* start DATA SECTION *

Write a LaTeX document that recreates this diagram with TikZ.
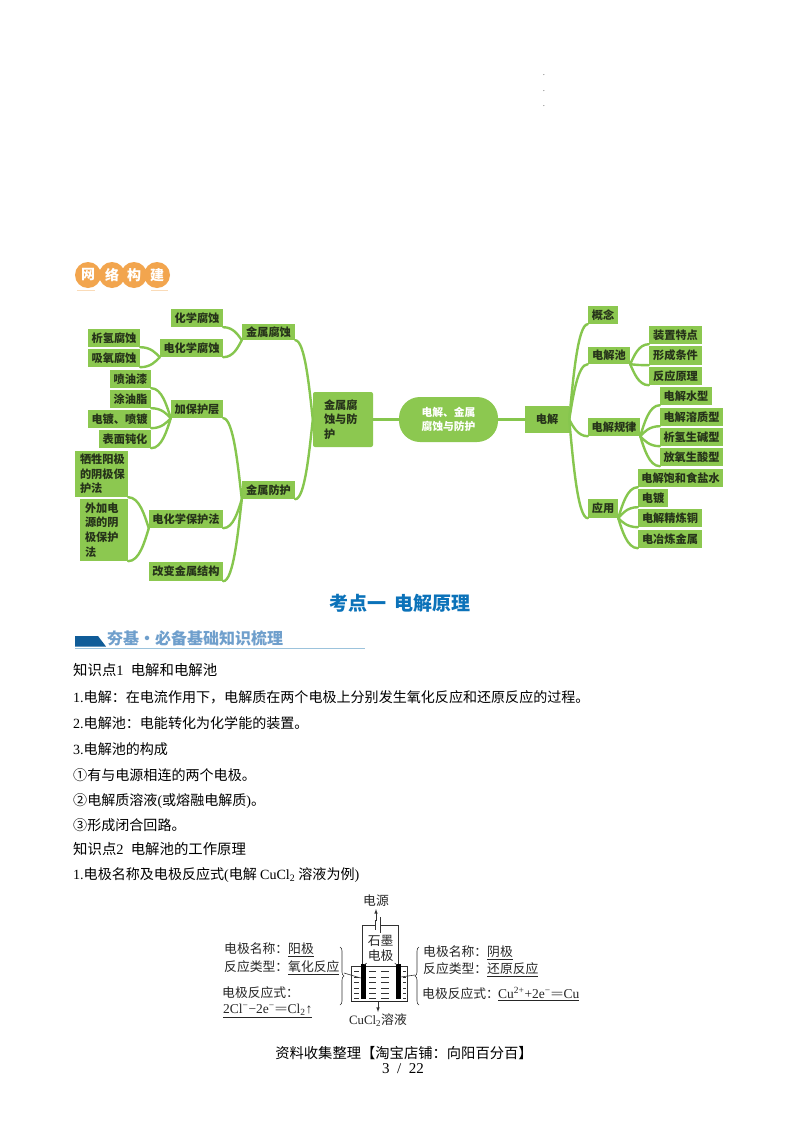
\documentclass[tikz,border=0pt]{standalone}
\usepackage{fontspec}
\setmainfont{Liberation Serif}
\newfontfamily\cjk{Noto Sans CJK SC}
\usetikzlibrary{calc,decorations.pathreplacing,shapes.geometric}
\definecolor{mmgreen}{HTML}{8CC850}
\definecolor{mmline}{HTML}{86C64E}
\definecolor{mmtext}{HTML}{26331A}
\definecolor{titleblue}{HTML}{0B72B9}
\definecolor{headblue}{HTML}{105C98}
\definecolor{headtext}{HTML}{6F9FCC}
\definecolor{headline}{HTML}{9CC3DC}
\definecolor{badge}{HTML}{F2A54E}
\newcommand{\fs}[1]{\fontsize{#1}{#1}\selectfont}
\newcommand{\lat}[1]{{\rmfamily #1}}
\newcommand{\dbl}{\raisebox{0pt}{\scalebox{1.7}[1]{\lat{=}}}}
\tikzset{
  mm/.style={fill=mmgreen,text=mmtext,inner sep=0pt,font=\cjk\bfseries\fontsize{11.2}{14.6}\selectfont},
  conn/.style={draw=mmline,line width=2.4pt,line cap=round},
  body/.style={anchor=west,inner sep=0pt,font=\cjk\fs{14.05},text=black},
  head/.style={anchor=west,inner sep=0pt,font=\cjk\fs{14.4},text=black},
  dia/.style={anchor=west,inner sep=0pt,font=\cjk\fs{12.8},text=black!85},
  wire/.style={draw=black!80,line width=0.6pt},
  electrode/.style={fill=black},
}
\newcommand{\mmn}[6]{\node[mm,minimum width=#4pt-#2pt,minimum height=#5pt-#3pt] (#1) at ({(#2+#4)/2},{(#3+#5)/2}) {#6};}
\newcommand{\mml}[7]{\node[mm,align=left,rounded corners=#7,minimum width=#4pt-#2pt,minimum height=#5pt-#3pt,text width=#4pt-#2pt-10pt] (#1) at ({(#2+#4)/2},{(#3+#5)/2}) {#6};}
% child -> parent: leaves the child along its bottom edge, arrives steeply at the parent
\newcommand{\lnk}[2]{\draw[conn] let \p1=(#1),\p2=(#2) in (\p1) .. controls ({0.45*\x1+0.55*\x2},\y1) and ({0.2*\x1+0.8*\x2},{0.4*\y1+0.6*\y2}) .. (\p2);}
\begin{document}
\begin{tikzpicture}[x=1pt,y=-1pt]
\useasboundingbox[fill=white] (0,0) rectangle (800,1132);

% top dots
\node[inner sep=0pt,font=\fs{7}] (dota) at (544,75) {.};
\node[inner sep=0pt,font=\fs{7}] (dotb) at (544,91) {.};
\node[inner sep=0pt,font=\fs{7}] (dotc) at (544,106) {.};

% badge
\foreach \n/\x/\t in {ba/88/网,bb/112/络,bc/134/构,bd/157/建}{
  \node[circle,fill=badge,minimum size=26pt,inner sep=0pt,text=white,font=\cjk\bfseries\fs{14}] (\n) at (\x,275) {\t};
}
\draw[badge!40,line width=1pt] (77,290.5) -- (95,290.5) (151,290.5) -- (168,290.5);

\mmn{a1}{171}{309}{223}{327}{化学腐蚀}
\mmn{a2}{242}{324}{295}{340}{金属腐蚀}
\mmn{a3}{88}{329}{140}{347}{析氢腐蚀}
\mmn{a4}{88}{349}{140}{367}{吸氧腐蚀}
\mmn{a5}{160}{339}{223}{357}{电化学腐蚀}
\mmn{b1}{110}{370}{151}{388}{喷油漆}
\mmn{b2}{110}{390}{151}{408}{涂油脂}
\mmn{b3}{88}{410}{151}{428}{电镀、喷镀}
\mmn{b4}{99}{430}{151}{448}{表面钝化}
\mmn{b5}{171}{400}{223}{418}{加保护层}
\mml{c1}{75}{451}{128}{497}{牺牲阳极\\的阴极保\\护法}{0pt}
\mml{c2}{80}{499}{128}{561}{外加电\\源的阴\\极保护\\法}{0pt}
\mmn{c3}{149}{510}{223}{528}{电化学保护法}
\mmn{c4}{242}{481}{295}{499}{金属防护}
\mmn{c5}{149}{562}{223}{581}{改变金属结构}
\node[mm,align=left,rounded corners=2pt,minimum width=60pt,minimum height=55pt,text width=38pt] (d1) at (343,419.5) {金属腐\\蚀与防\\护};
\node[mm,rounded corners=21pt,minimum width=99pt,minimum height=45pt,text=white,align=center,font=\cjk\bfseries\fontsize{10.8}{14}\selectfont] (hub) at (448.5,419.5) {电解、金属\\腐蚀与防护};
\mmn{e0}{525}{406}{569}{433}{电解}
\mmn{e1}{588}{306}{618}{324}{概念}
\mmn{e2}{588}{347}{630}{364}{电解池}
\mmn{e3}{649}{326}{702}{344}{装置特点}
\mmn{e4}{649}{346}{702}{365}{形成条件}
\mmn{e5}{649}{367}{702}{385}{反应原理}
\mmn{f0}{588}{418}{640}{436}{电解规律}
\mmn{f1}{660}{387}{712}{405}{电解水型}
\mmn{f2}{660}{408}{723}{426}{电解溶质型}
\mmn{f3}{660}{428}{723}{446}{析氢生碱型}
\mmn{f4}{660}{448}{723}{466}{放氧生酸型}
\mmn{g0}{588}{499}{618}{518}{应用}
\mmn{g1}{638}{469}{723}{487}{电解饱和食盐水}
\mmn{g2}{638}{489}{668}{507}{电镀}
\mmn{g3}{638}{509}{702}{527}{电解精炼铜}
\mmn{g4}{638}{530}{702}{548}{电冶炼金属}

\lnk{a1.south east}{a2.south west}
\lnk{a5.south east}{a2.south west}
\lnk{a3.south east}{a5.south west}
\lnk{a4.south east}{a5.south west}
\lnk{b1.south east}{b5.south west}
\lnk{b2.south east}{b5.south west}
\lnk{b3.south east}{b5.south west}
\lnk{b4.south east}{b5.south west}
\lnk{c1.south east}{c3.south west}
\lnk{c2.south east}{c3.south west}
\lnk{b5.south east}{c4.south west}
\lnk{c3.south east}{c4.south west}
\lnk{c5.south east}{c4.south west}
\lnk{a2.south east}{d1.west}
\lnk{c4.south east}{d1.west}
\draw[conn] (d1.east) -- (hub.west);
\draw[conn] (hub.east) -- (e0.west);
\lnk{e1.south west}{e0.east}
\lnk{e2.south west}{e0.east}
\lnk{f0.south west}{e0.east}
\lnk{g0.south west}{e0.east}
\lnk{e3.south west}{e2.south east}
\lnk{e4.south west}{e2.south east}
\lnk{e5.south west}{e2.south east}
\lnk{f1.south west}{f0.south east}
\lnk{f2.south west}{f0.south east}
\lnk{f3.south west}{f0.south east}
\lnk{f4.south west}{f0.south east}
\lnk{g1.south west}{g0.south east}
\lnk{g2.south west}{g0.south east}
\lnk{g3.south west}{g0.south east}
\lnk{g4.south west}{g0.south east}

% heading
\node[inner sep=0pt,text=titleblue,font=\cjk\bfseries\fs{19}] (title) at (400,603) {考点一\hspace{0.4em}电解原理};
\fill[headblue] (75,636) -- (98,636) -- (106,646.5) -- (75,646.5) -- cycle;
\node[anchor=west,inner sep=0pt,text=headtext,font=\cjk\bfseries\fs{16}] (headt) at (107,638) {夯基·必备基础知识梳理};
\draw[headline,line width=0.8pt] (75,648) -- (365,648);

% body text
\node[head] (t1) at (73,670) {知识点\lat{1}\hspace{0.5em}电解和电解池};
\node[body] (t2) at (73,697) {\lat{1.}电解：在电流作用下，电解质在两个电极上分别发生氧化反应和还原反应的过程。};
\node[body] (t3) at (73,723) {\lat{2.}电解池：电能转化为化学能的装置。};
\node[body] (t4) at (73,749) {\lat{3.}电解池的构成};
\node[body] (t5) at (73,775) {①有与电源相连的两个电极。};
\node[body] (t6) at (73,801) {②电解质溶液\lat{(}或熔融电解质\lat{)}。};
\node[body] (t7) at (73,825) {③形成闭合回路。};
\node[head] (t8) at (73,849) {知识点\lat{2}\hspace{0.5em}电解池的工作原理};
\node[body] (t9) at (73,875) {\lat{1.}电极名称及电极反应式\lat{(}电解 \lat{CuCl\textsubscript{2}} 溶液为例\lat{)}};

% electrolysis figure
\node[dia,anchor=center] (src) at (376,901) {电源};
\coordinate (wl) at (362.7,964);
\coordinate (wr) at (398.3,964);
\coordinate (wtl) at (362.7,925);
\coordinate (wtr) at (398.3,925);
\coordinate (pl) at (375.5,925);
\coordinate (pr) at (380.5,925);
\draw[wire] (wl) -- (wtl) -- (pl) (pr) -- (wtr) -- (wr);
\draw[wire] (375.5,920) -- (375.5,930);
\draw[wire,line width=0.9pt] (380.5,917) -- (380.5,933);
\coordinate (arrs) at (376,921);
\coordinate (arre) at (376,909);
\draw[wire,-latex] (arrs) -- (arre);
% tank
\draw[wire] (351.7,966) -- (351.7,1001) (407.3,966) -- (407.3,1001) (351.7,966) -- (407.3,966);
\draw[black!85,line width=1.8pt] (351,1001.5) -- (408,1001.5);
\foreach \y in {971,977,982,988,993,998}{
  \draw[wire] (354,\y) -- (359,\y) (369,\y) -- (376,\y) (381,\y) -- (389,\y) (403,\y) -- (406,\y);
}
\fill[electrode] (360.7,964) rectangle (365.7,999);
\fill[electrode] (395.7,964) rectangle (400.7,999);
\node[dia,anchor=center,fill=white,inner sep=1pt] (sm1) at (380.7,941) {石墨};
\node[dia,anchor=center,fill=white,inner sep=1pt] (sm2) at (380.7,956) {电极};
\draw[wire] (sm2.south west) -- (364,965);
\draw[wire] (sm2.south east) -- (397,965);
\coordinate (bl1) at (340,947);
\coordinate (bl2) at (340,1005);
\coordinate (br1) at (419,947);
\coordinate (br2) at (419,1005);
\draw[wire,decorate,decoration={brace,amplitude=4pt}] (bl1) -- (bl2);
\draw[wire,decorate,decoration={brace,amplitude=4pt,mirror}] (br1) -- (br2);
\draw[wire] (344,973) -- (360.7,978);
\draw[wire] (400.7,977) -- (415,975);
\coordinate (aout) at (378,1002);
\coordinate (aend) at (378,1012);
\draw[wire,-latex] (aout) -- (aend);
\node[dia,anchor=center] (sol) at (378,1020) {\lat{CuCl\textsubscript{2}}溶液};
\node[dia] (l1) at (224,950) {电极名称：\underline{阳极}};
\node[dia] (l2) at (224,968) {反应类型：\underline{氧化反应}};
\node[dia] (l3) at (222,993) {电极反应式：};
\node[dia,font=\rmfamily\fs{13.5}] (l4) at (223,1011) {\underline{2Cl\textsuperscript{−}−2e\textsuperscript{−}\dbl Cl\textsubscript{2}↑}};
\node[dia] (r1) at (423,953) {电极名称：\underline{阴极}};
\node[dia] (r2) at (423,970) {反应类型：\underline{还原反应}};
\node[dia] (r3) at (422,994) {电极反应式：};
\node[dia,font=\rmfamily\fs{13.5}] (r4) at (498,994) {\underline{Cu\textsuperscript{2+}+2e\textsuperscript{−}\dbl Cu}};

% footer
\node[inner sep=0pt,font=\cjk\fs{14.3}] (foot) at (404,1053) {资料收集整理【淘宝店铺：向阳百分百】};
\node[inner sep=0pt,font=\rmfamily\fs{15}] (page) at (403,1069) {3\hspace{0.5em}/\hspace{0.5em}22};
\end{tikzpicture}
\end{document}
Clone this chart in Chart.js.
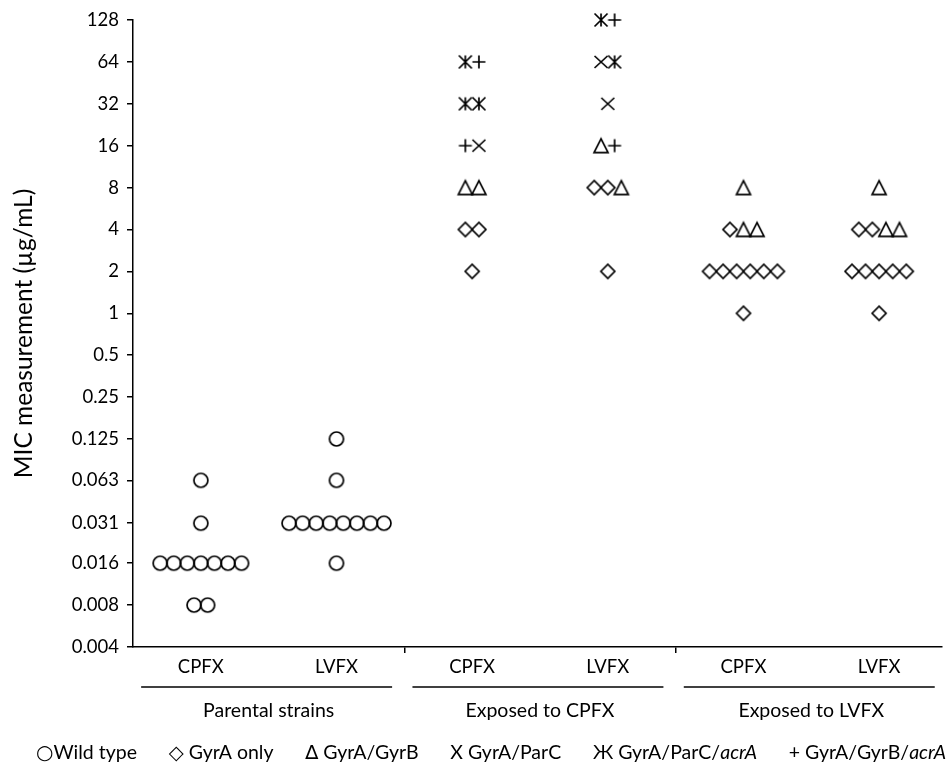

* end DATA SECTION *

■ EXERCISE INSTRUCTIONS
Copy each line of the records that contains the word "this".

■ ANSWER
Write a LaTeX document that recreates this diagram with TikZ.
Clone this chart in Chart.js.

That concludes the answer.